◆ **Task goal**
Restate all the material verbatim, except for the pictures.

◆ **Data segment**
◆ ◆ ◆

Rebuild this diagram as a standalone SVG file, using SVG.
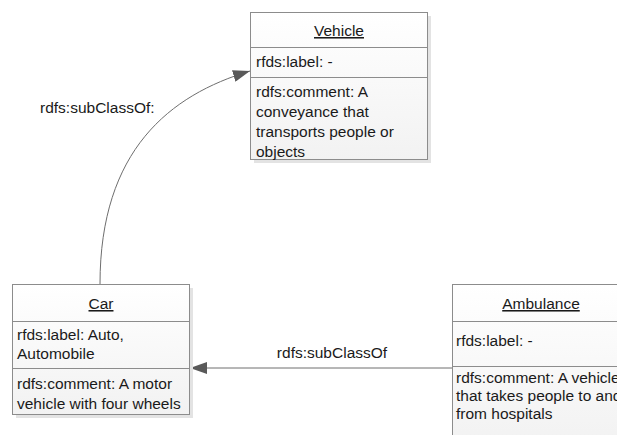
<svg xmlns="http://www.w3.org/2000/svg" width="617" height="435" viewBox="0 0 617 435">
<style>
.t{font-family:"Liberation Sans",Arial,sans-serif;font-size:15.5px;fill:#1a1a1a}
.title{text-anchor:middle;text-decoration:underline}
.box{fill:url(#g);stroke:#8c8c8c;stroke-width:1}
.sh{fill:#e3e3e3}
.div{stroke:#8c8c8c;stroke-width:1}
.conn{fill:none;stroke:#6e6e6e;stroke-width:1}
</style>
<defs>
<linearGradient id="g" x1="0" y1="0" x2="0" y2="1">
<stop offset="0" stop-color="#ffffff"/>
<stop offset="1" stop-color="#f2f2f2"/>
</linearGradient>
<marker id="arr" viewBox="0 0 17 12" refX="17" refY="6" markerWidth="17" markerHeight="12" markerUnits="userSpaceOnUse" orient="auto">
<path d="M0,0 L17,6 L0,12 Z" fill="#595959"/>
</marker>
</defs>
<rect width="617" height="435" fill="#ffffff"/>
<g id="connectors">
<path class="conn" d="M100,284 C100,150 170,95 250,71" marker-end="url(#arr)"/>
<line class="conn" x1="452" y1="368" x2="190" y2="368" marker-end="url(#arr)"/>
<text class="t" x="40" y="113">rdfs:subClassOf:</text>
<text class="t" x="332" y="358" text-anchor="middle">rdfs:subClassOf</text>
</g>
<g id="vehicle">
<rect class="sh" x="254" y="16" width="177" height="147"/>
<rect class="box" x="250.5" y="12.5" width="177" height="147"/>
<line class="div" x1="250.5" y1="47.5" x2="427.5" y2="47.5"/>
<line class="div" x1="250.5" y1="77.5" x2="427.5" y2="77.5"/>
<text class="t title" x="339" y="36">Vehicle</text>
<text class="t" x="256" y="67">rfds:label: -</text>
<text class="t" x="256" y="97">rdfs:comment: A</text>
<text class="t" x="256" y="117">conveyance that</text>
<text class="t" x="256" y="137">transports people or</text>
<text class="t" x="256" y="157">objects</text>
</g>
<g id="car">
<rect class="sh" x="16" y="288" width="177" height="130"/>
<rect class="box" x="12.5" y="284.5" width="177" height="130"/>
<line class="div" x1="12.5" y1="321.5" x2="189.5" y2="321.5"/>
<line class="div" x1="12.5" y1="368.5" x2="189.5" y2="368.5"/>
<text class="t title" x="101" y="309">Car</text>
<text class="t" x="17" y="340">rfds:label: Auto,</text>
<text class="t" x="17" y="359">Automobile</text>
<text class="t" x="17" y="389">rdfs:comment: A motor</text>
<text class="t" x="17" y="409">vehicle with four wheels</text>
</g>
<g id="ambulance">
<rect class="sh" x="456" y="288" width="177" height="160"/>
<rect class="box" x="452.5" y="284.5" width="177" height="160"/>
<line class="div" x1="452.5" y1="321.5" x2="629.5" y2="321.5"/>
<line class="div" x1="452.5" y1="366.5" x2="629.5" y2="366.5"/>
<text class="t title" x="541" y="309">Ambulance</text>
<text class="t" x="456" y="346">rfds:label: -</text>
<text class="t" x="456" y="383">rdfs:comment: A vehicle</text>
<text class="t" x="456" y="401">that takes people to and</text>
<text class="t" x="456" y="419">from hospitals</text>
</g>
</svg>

◆ ◆ ◆

◆ **Written solution**
Rebuild this diagram as a standalone SVG file, using SVG.
<svg xmlns="http://www.w3.org/2000/svg" width="617" height="435" viewBox="0 0 617 435">
<style>
.t{font-family:"Liberation Sans",Arial,sans-serif;font-size:15.5px;fill:#1a1a1a}
.title{text-anchor:middle;text-decoration:underline}
.box{fill:url(#g);stroke:#8c8c8c;stroke-width:1}
.sh{fill:#e3e3e3}
.div{stroke:#8c8c8c;stroke-width:1}
.conn{fill:none;stroke:#6e6e6e;stroke-width:1}
</style>
<defs>
<linearGradient id="g" x1="0" y1="0" x2="0" y2="1">
<stop offset="0" stop-color="#ffffff"/>
<stop offset="1" stop-color="#f2f2f2"/>
</linearGradient>
<marker id="arr" viewBox="0 0 17 12" refX="17" refY="6" markerWidth="17" markerHeight="12" markerUnits="userSpaceOnUse" orient="auto">
<path d="M0,0 L17,6 L0,12 Z" fill="#595959"/>
</marker>
</defs>
<rect width="617" height="435" fill="#ffffff"/>
<g id="connectors">
<path class="conn" d="M100,284 C100,150 170,95 250,71" marker-end="url(#arr)"/>
<line class="conn" x1="452" y1="368" x2="190" y2="368" marker-end="url(#arr)"/>
<text class="t" x="40" y="113">rdfs:subClassOf:</text>
<text class="t" x="332" y="358" text-anchor="middle">rdfs:subClassOf</text>
</g>
<g id="vehicle">
<rect class="sh" x="254" y="16" width="177" height="147"/>
<rect class="box" x="250.5" y="12.5" width="177" height="147"/>
<line class="div" x1="250.5" y1="47.5" x2="427.5" y2="47.5"/>
<line class="div" x1="250.5" y1="77.5" x2="427.5" y2="77.5"/>
<text class="t title" x="339" y="36">Vehicle</text>
<text class="t" x="256" y="67">rfds:label: -</text>
<text class="t" x="256" y="97">rdfs:comment: A</text>
<text class="t" x="256" y="117">conveyance that</text>
<text class="t" x="256" y="137">transports people or</text>
<text class="t" x="256" y="157">objects</text>
</g>
<g id="car">
<rect class="sh" x="16" y="288" width="177" height="130"/>
<rect class="box" x="12.5" y="284.5" width="177" height="130"/>
<line class="div" x1="12.5" y1="321.5" x2="189.5" y2="321.5"/>
<line class="div" x1="12.5" y1="368.5" x2="189.5" y2="368.5"/>
<text class="t title" x="101" y="309">Car</text>
<text class="t" x="17" y="340">rfds:label: Auto,</text>
<text class="t" x="17" y="359">Automobile</text>
<text class="t" x="17" y="389">rdfs:comment: A motor</text>
<text class="t" x="17" y="409">vehicle with four wheels</text>
</g>
<g id="ambulance">
<rect class="sh" x="456" y="288" width="177" height="160"/>
<rect class="box" x="452.5" y="284.5" width="177" height="160"/>
<line class="div" x1="452.5" y1="321.5" x2="629.5" y2="321.5"/>
<line class="div" x1="452.5" y1="366.5" x2="629.5" y2="366.5"/>
<text class="t title" x="541" y="309">Ambulance</text>
<text class="t" x="456" y="346">rfds:label: -</text>
<text class="t" x="456" y="383">rdfs:comment: A vehicle</text>
<text class="t" x="456" y="401">that takes people to and</text>
<text class="t" x="456" y="419">from hospitals</text>
</g>
</svg>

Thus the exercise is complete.